:: AIM OF THE TASK ::
Extract the text of each entry below exactly, leaving every image behind.

* Start *

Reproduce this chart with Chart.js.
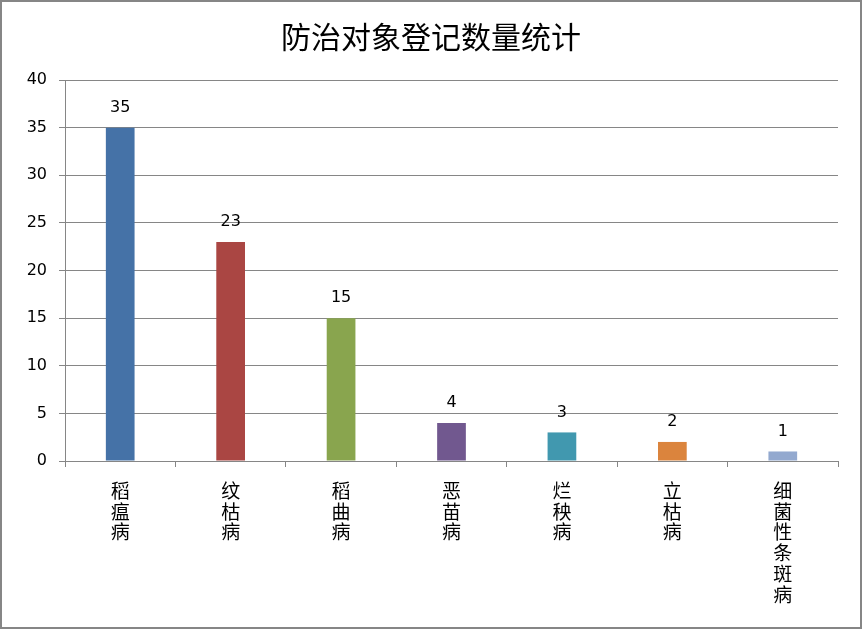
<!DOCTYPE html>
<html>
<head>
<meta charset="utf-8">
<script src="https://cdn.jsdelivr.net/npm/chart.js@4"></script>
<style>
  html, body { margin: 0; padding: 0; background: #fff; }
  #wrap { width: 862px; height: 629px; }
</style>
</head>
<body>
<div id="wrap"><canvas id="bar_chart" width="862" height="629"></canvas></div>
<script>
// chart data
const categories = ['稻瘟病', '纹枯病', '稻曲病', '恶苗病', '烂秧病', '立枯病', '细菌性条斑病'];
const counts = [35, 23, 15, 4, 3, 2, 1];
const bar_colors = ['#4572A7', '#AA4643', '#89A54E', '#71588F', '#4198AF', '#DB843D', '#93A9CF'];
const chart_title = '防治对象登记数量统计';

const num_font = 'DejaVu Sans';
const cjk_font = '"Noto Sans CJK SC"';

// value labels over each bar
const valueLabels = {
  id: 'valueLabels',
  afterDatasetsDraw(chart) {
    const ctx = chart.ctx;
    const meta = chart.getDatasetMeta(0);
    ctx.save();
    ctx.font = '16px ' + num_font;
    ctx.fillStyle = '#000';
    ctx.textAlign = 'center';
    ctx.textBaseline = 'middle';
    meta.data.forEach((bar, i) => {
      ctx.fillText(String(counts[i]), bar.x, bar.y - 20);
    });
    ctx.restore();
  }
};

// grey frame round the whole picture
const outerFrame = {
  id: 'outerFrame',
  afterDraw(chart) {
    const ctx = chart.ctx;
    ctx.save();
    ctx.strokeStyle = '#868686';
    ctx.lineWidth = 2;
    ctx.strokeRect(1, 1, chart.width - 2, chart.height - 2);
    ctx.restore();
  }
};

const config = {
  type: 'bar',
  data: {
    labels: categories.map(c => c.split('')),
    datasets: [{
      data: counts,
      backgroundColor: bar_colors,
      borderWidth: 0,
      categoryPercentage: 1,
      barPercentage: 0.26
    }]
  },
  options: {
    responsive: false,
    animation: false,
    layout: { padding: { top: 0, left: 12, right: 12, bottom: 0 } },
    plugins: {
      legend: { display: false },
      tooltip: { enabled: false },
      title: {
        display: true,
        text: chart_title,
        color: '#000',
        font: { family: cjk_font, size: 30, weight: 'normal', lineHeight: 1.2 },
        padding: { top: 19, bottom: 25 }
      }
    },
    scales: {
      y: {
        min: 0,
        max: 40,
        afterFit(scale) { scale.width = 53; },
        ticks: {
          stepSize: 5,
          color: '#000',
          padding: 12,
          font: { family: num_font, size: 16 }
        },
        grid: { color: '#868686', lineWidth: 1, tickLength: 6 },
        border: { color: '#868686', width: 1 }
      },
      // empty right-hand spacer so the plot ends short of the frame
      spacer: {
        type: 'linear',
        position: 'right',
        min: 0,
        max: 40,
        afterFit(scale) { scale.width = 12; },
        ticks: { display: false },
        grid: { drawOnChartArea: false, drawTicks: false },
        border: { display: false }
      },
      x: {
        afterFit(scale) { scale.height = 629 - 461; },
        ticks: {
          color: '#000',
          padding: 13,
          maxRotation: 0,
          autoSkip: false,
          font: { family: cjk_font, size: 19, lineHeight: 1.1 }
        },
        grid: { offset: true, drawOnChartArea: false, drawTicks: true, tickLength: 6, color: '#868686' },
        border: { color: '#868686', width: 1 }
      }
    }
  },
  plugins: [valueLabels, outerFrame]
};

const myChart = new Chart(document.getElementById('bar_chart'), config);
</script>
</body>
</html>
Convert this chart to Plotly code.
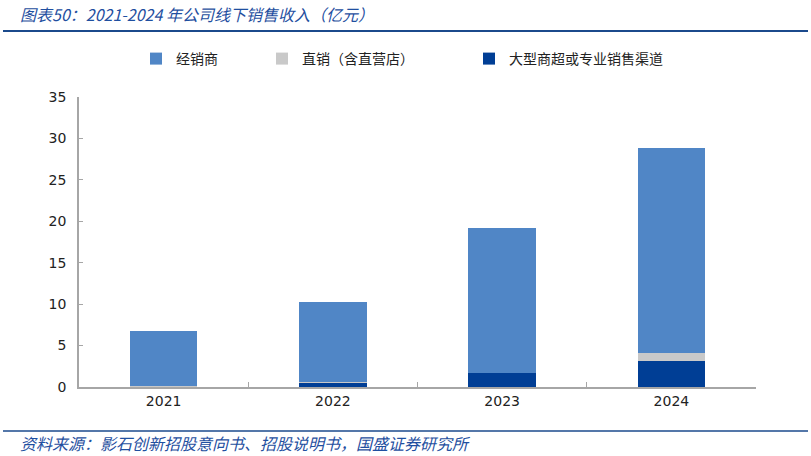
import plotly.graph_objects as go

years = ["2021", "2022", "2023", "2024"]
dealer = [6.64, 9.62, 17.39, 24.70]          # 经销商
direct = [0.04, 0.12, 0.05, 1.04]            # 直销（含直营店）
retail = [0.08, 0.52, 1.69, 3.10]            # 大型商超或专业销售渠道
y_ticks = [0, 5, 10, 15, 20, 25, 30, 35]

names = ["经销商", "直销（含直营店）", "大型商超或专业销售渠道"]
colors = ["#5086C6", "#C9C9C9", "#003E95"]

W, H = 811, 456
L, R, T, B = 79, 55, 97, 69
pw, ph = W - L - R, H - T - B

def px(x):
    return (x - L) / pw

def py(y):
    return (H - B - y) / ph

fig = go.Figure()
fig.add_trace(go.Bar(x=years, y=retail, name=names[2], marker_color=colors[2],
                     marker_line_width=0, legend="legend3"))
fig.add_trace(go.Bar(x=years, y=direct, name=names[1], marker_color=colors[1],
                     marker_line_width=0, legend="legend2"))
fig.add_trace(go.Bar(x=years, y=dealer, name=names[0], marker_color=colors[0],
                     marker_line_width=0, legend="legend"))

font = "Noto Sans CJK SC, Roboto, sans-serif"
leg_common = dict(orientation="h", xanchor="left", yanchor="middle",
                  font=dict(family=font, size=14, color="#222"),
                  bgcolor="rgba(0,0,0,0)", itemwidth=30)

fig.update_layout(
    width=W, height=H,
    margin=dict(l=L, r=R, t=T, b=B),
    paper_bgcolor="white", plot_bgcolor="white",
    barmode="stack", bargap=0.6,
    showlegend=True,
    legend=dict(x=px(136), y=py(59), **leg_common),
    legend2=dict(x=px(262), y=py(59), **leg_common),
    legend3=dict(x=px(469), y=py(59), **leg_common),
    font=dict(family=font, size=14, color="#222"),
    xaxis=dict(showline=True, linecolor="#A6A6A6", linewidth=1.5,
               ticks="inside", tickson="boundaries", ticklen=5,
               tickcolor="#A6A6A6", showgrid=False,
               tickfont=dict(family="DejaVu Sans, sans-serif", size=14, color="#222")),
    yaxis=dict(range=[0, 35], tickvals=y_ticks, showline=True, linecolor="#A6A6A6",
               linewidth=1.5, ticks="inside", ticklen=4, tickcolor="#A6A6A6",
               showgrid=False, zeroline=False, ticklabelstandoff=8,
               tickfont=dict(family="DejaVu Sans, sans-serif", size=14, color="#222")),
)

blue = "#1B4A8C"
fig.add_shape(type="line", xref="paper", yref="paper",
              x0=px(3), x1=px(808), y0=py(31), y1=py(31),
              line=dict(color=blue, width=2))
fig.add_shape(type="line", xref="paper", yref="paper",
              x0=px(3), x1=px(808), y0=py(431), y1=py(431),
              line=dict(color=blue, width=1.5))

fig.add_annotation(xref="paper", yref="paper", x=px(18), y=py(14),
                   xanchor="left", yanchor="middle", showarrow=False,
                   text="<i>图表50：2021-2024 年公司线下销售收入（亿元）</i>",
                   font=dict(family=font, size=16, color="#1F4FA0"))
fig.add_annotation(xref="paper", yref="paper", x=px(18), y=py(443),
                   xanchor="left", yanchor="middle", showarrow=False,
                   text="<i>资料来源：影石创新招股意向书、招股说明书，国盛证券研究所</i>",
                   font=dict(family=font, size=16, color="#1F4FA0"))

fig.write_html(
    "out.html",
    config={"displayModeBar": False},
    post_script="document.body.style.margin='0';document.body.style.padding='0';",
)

* End *

:: TASK OUTPUT ::
Reproduce this chart with Chart.js.
<!DOCTYPE html>
<html>
<head>
<meta charset="utf-8">
<script src="https://cdn.jsdelivr.net/npm/chart.js@4"></script>
<style>
  html, body { margin: 0; padding: 0; background: #fff; }
  #wrap { width: 862px; height: 629px; }
</style>
</head>
<body>
<div id="wrap"><canvas id="bar_chart" width="862" height="629"></canvas></div>
<script>
// chart data
const categories = ['稻瘟病', '纹枯病', '稻曲病', '恶苗病', '烂秧病', '立枯病', '细菌性条斑病'];
const counts = [35, 23, 15, 4, 3, 2, 1];
const bar_colors = ['#4572A7', '#AA4643', '#89A54E', '#71588F', '#4198AF', '#DB843D', '#93A9CF'];
const chart_title = '防治对象登记数量统计';

const num_font = 'DejaVu Sans';
const cjk_font = '"Noto Sans CJK SC"';

// value labels over each bar
const valueLabels = {
  id: 'valueLabels',
  afterDatasetsDraw(chart) {
    const ctx = chart.ctx;
    const meta = chart.getDatasetMeta(0);
    ctx.save();
    ctx.font = '16px ' + num_font;
    ctx.fillStyle = '#000';
    ctx.textAlign = 'center';
    ctx.textBaseline = 'middle';
    meta.data.forEach((bar, i) => {
      ctx.fillText(String(counts[i]), bar.x, bar.y - 20);
    });
    ctx.restore();
  }
};

// grey frame round the whole picture
const outerFrame = {
  id: 'outerFrame',
  afterDraw(chart) {
    const ctx = chart.ctx;
    ctx.save();
    ctx.strokeStyle = '#868686';
    ctx.lineWidth = 2;
    ctx.strokeRect(1, 1, chart.width - 2, chart.height - 2);
    ctx.restore();
  }
};

const config = {
  type: 'bar',
  data: {
    labels: categories.map(c => c.split('')),
    datasets: [{
      data: counts,
      backgroundColor: bar_colors,
      borderWidth: 0,
      categoryPercentage: 1,
      barPercentage: 0.26
    }]
  },
  options: {
    responsive: false,
    animation: false,
    layout: { padding: { top: 0, left: 12, right: 12, bottom: 0 } },
    plugins: {
      legend: { display: false },
      tooltip: { enabled: false },
      title: {
        display: true,
        text: chart_title,
        color: '#000',
        font: { family: cjk_font, size: 30, weight: 'normal', lineHeight: 1.2 },
        padding: { top: 19, bottom: 25 }
      }
    },
    scales: {
      y: {
        min: 0,
        max: 40,
        afterFit(scale) { scale.width = 53; },
        ticks: {
          stepSize: 5,
          color: '#000',
          padding: 12,
          font: { family: num_font, size: 16 }
        },
        grid: { color: '#868686', lineWidth: 1, tickLength: 6 },
        border: { color: '#868686', width: 1 }
      },
      // empty right-hand spacer so the plot ends short of the frame
      spacer: {
        type: 'linear',
        position: 'right',
        min: 0,
        max: 40,
        afterFit(scale) { scale.width = 12; },
        ticks: { display: false },
        grid: { drawOnChartArea: false, drawTicks: false },
        border: { display: false }
      },
      x: {
        afterFit(scale) { scale.height = 629 - 461; },
        ticks: {
          color: '#000',
          padding: 13,
          maxRotation: 0,
          autoSkip: false,
          font: { family: cjk_font, size: 19, lineHeight: 1.1 }
        },
        grid: { offset: true, drawOnChartArea: false, drawTicks: true, tickLength: 6, color: '#868686' },
        border: { color: '#868686', width: 1 }
      }
    }
  },
  plugins: [valueLabels, outerFrame]
};

const myChart = new Chart(document.getElementById('bar_chart'), config);
</script>
</body>
</html>
Convert this chart to Plotly code.
import plotly.graph_objects as go

years = ["2021", "2022", "2023", "2024"]
dealer = [6.64, 9.62, 17.39, 24.70]          # 经销商
direct = [0.04, 0.12, 0.05, 1.04]            # 直销（含直营店）
retail = [0.08, 0.52, 1.69, 3.10]            # 大型商超或专业销售渠道
y_ticks = [0, 5, 10, 15, 20, 25, 30, 35]

names = ["经销商", "直销（含直营店）", "大型商超或专业销售渠道"]
colors = ["#5086C6", "#C9C9C9", "#003E95"]

W, H = 811, 456
L, R, T, B = 79, 55, 97, 69
pw, ph = W - L - R, H - T - B

def px(x):
    return (x - L) / pw

def py(y):
    return (H - B - y) / ph

fig = go.Figure()
fig.add_trace(go.Bar(x=years, y=retail, name=names[2], marker_color=colors[2],
                     marker_line_width=0, legend="legend3"))
fig.add_trace(go.Bar(x=years, y=direct, name=names[1], marker_color=colors[1],
                     marker_line_width=0, legend="legend2"))
fig.add_trace(go.Bar(x=years, y=dealer, name=names[0], marker_color=colors[0],
                     marker_line_width=0, legend="legend"))

font = "Noto Sans CJK SC, Roboto, sans-serif"
leg_common = dict(orientation="h", xanchor="left", yanchor="middle",
                  font=dict(family=font, size=14, color="#222"),
                  bgcolor="rgba(0,0,0,0)", itemwidth=30)

fig.update_layout(
    width=W, height=H,
    margin=dict(l=L, r=R, t=T, b=B),
    paper_bgcolor="white", plot_bgcolor="white",
    barmode="stack", bargap=0.6,
    showlegend=True,
    legend=dict(x=px(136), y=py(59), **leg_common),
    legend2=dict(x=px(262), y=py(59), **leg_common),
    legend3=dict(x=px(469), y=py(59), **leg_common),
    font=dict(family=font, size=14, color="#222"),
    xaxis=dict(showline=True, linecolor="#A6A6A6", linewidth=1.5,
               ticks="inside", tickson="boundaries", ticklen=5,
               tickcolor="#A6A6A6", showgrid=False,
               tickfont=dict(family="DejaVu Sans, sans-serif", size=14, color="#222")),
    yaxis=dict(range=[0, 35], tickvals=y_ticks, showline=True, linecolor="#A6A6A6",
               linewidth=1.5, ticks="inside", ticklen=4, tickcolor="#A6A6A6",
               showgrid=False, zeroline=False, ticklabelstandoff=8,
               tickfont=dict(family="DejaVu Sans, sans-serif", size=14, color="#222")),
)

blue = "#1B4A8C"
fig.add_shape(type="line", xref="paper", yref="paper",
              x0=px(3), x1=px(808), y0=py(31), y1=py(31),
              line=dict(color=blue, width=2))
fig.add_shape(type="line", xref="paper", yref="paper",
              x0=px(3), x1=px(808), y0=py(431), y1=py(431),
              line=dict(color=blue, width=1.5))

fig.add_annotation(xref="paper", yref="paper", x=px(18), y=py(14),
                   xanchor="left", yanchor="middle", showarrow=False,
                   text="<i>图表50：2021-2024 年公司线下销售收入（亿元）</i>",
                   font=dict(family=font, size=16, color="#1F4FA0"))
fig.add_annotation(xref="paper", yref="paper", x=px(18), y=py(443),
                   xanchor="left", yanchor="middle", showarrow=False,
                   text="<i>资料来源：影石创新招股意向书、招股说明书，国盛证券研究所</i>",
                   font=dict(family=font, size=16, color="#1F4FA0"))

fig.write_html(
    "out.html",
    config={"displayModeBar": False},
    post_script="document.body.style.margin='0';document.body.style.padding='0';",
)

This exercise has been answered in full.